Question

The probability that a ship safely reaches a port is $ \dfrac{1}{3} $ . The probability that out of 5 ships, at least 4 ships would arrive safely is
a) $ \dfrac{1}{{243}} $
b) $ \dfrac{{10}}{{243}} $
c) $ \dfrac{{11}}{{243}} $
d) $ \dfrac{{13}}{{243}} $

Answer 1

Hint: First we will find the probability of a ship that does not reach port safely. Then we will find probability that at least 4 arrivals are safe, for that reason we have to find p(4) and p(5) respectively.
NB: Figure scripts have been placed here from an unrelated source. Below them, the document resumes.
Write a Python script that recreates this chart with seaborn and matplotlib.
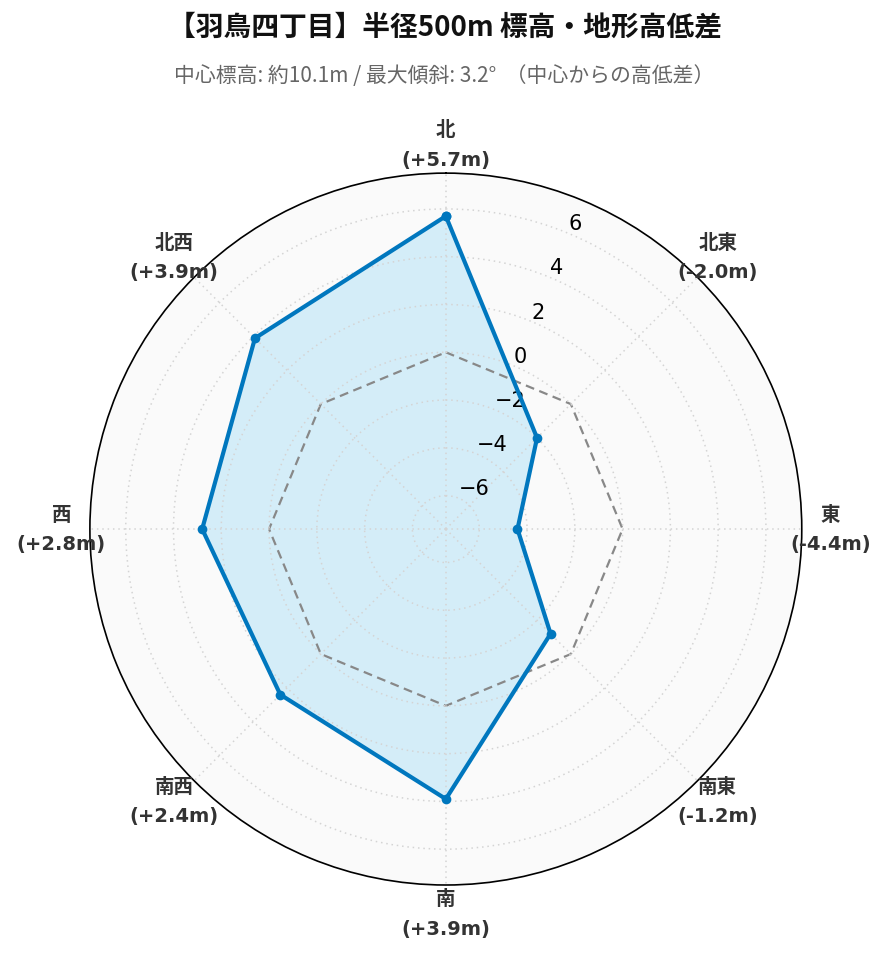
import numpy as np
import pandas as pd
import matplotlib
matplotlib.use("Agg")
import matplotlib.pyplot as plt
import seaborn as sns

# dati: differenza di quota rispetto al centro (m)
directions = ["北", "北東", "東", "南東", "南", "南西", "西", "北西"]
diffs = [5.7, -2.0, -4.4, -1.2, 3.9, 2.4, 2.8, 3.9]
angles_deg = [0, 45, 90, 135, 180, 225, 270, 315]
rticks = [-6, -4, -2, 0, 2, 4, 6]

title = "【羽鳥四丁目】半径500m 標高・地形高低差"
subtitle = "中心標高: 約10.1m / 最大傾斜: 3.2°  （中心からの高低差）"

sns.set_style("white")
plt.rcParams["font.family"] = ["Noto Sans CJK JP", "DejaVu Sans"]

df = pd.DataFrame({"dir": directions, "diff": diffs, "deg": angles_deg})
df["theta"] = np.deg2rad(df["deg"])
# chiudo il poligono (ultimo punto a 360 gradi, non 0)
first = df.iloc[[0]].copy()
first["theta"] = 2 * np.pi
df_closed = pd.concat([df, first], ignore_index=True)

fig = plt.figure(figsize=(8.89, 9.62), dpi=100)
ax = fig.add_axes([0.101, 0.079, 0.801, 0.740], projection="polar")
ax.set_theta_offset(np.pi / 2)
ax.set_theta_direction(-1)
ax.set_facecolor("#fafafa")
ax.set_axisbelow(False)

ax.fill(df_closed["theta"], df_closed["diff"], color="#c5e8f8", alpha=0.7, zorder=1.5)
# linea di riferimento a 0
ax.plot(df_closed["theta"], [0] * len(df_closed), color="#888888",
        lw=1.6, ls=(0, (4, 2.5)), zorder=2)
sns.lineplot(x=df_closed["theta"], y=df_closed["diff"], ax=ax, sort=False,
             color="#0077be", lw=3, marker="o", markersize=7,
             markeredgewidth=0, zorder=4)

ax.set_ylim(-7.4, 7.5)
ax.set_yticks(rticks)
ax.set_yticklabels([str(t).replace("-", "\u2212") for t in rticks],
                   fontsize=15, family=["DejaVu Sans"], color="black")
ax.set_rlabel_position(22.5)

labels = [f"{d}\n({v:+.1f}m)" for d, v in zip(directions, diffs)]
ax.set_xticks(df["theta"])
ax.set_xticklabels(labels, fontsize=14, fontweight="bold", color="#333333",
                   family=["DejaVu Sans", "Noto Sans CJK JP"], linespacing=1.7)
ax.tick_params(axis="x", pad=10)

ax.grid(True, color="#d4d4d4", ls=(0, (1, 2.5)), lw=1.1)
ax.spines["polar"].set_color("black")
ax.spines["polar"].set_linewidth(1.2)
ax.set_xlabel("")
ax.set_ylabel("")

fig.text(0.5, 0.971, title, ha="center", va="center",
         fontsize=20, fontweight="bold", color="#111111")
fig.text(0.5, 0.921, subtitle, ha="center", va="center",
         fontsize=15, color="#666666")

fig.savefig("out.png", dpi=100, facecolor="white")
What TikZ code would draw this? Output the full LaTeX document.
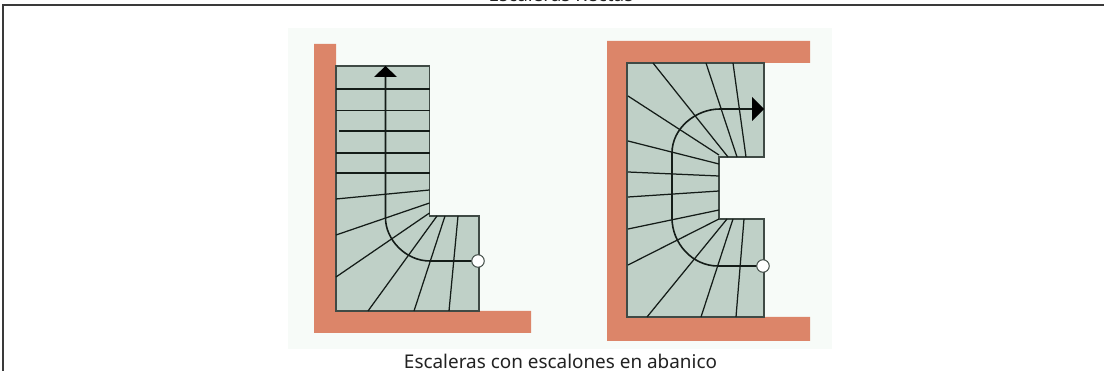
\documentclass[tikz,border=0pt]{standalone}
\usepackage{fontspec}
\setmainfont{Noto Sans}
\definecolor{wallc}{HTML}{DC8569}
\definecolor{stairc}{HTML}{BFD0C7}
\definecolor{bgc}{HTML}{F7FBF8}
\definecolor{linec}{HTML}{141C18}
\definecolor{edgec}{HTML}{3F4A45}
\definecolor{framec}{HTML}{3A3A3A}
\definecolor{textc}{HTML}{222222}
\tikzset{
  wall/.style={fill=wallc,draw=none},
  stairbody/.style={fill=stairc,draw=edgec,line width=1.1pt},
  tread/.style={draw=linec,line width=1.25pt},
  walk/.style={draw=linec,line width=1.6pt},
  headtip/.style={fill=black,draw=none},
  startdot/.style={circle,draw=edgec,fill=white,line width=1pt,minimum size=12.5pt,inner sep=0pt},
  caption/.style={font=\fontsize{18.9}{22}\selectfont,text=textc,inner sep=0pt,anchor=base},
  frameline/.style={draw=framec,line width=1.8pt}
}
\begin{document}
\begin{tikzpicture}[x=1pt,y=-1pt]
\useasboundingbox (0,0) rectangle (1104,371);
\clip (0,0) rectangle (1104,371);
\fill[white] (0,0) rectangle (1104,371);
\fill[bgc] (288,28) rectangle (832,349);
% frame
\coordinate (fa) at (3,371); \coordinate (fb) at (3,5); \coordinate (fc) at (1104,5);
\draw[frameline] (fa) -- (fb) -- (fc);
\node[caption] (toptext) at (561,2) {Escaleras Rectas};
\node[caption] (cap) at (560.5,368.5) {Escaleras con escalones en abanico};
% left stair
\fill[wall] (314,44) -- (336,44) -- (336,311) -- (531,311) -- (531,333) -- (314,333) -- cycle;
\draw[stairbody] (336,66) -- (429.5,66) -- (429.5,216) -- (479,216) -- (479,311) -- (336,311) -- cycle;
\foreach \ya/\xa/\yb in {89/336/89,110.7/336/110.7,131/339/131,153/336/153,173/336/173,199/336/190,235/336/203,277/336/213}
  \draw[tread] (\xa,\ya) -- (429.5,\yb);
\draw[tread] (368,311) -- (437,216);
\draw[tread] (414,311) -- (445,216);
\draw[tread] (449,311) -- (458,216);
\node[startdot] (dotA) at (478,261) {};
\coordinate (topA) at (385.5,70);
\draw[walk] (topA) -- (385.5,218) .. controls (385.5,239) and (405,261) .. (430,261) -- (dotA);
\fill[headtip] (385.5,66) -- (397,77) -- (374,77) -- cycle;
% right stair
\fill[wall] (607,41) -- (810,41) -- (810,63) -- (627,63) -- (627,317) -- (810,317) -- (810,341) -- (607,341) -- cycle;
\draw[stairbody] (627,63) -- (764,63) -- (764,157) -- (719,157) -- (719,219) -- (764,219) -- (764,317) -- (627,317) -- cycle;
\foreach \xa/\ya/\xb/\yb in {653/63/728/157,706/63/737/157,733/63/746/157,
  628/96/719/155,628/141/719/164,628/172/719/176,628/197/719/191,628/229/719/210,628/265/719/219,
  647/317/727/219,701/317/733/219,736/317/744/219}
  \draw[tread] (\xa,\ya) -- (\xb,\yb);
\node[startdot] (dotB) at (763,266) {};
\coordinate (tipB) at (755,109);
\draw[walk] (tipB) -- (720,109) .. controls (696,109) and (672,128) .. (672,153) -- (672,218) .. controls (672,243) and (692,266) .. (718,266) -- (dotB);
\fill[headtip] (764,109) -- (752,97) -- (752,121) -- cycle;
\end{tikzpicture}
\end{document}
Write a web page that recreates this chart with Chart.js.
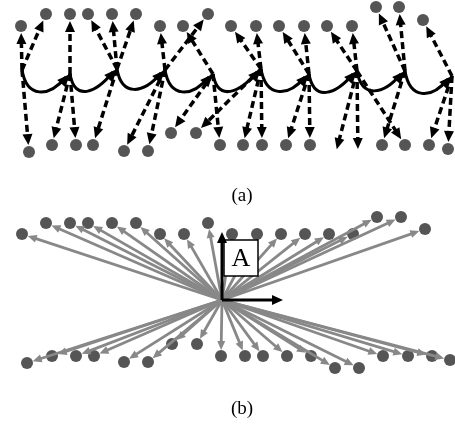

We will find $ ^5{C_4}{\left( {\dfrac{1}{3}} \right)^4}\left( {\dfrac{2}{3}} \right) $ for p(4) and $ ^5{C_5}{\left( {\dfrac{1}{3}} \right)^5} $ p(5). Then we will add both the terms to get the answer.
Formula used:
If a random experiment is done k- times and the probability that an event will occur is p and the probability of that event do not occur is q, then the probability that the event will occur exactly ‘n’ times is given by the formula,
 $ ^k{C_n}{p^n}{q^{k - n}} $
Where, $ ^k{C_n} = \dfrac{{k!}}{{n! \times (k - n)!}} $

Complete step-by-step answer:
Here we are given that the probability that a ship safely reaches a port is $ \dfrac{1}{3} $ .
So, to find the probability that it does not reach safely is basically $ 1 - $ the probability that it reaches safely.
Let s denotes safe reaching and s’ denotes not reaching safe,
 $ \Rightarrow P(s) = \dfrac{1}{3} $
 $ \Rightarrow P(s') = 1 - \dfrac{1}{3} = \dfrac{2}{3} $
Now we will find the probability that at least 4 arrives safely. We have a total 5 ships. So at least 4 arrives safely means 4 out of 5 arrives safely and 5 out of 5 arrives safely.
 P(at least 4 arrive safely) = P(4) + P(5)
So we will find out the probability of both the cases separately and find out the values and then we will add these numbers.
For 4 out of 5 case $ { = ^5}{C_4}{\left( {\dfrac{1}{3}} \right)^4}\dfrac{2}{3} $
 $ = \dfrac{{5!}}{{4! \times (5 - 4)!}}{\left( {\dfrac{1}{3}} \right)^4}\dfrac{2}{3} $
 $ = \dfrac{{5!}}{{4! \times 1!}} \times \dfrac{1}{{{3^4}}} \times \dfrac{2}{3} $
 $ = 5 \times \dfrac{1}{{{3^4}}} \times \dfrac{2}{3} $
 $ = 5 \times \dfrac{2}{{{3^5}}} $
 $ = \dfrac{{10}}{{{3^5}}} $
 $ = \dfrac{{10}}{{{3^5}}} $ --(1)
For 5 out of 5 case $ { = ^5}{C_5}{\left( {\dfrac{1}{3}} \right)^5} $
 $ = \dfrac{{5!}}{{5! \times (5 - 5)!}}{\left( {\dfrac{1}{3}} \right)^5} $
 $ = \dfrac{{5!}}{{5! \times 0!}}{\left( {\dfrac{1}{3}} \right)^5} $
 $ = 1 \times {\left( {\dfrac{1}{3}} \right)^5} $
 $ = {\left( {\dfrac{1}{3}} \right)^5} $ --(2)
Now adding (1) and (2) we get the probability of at least four ships reach safely,
 $ = \dfrac{{10}}{{{3^5}}} + \dfrac{1}{{{3^5}}} = \dfrac{{11}}{{{3^5}}} = \dfrac{{11}}{{243}} $
So the probability that at least four ships arrive safely is $ \dfrac{{11}}{{243}} $ .
So, the correct answer is “ $ \dfrac{{11}}{{243}} $ (OPTION C) ”.

Note: If we are provided with probability of a certain thing and we have to find the probability of another one then we have to subtract that number from 1 to get the probability of the same. The probability of any random experiment is always a positive term and can never exceed 1.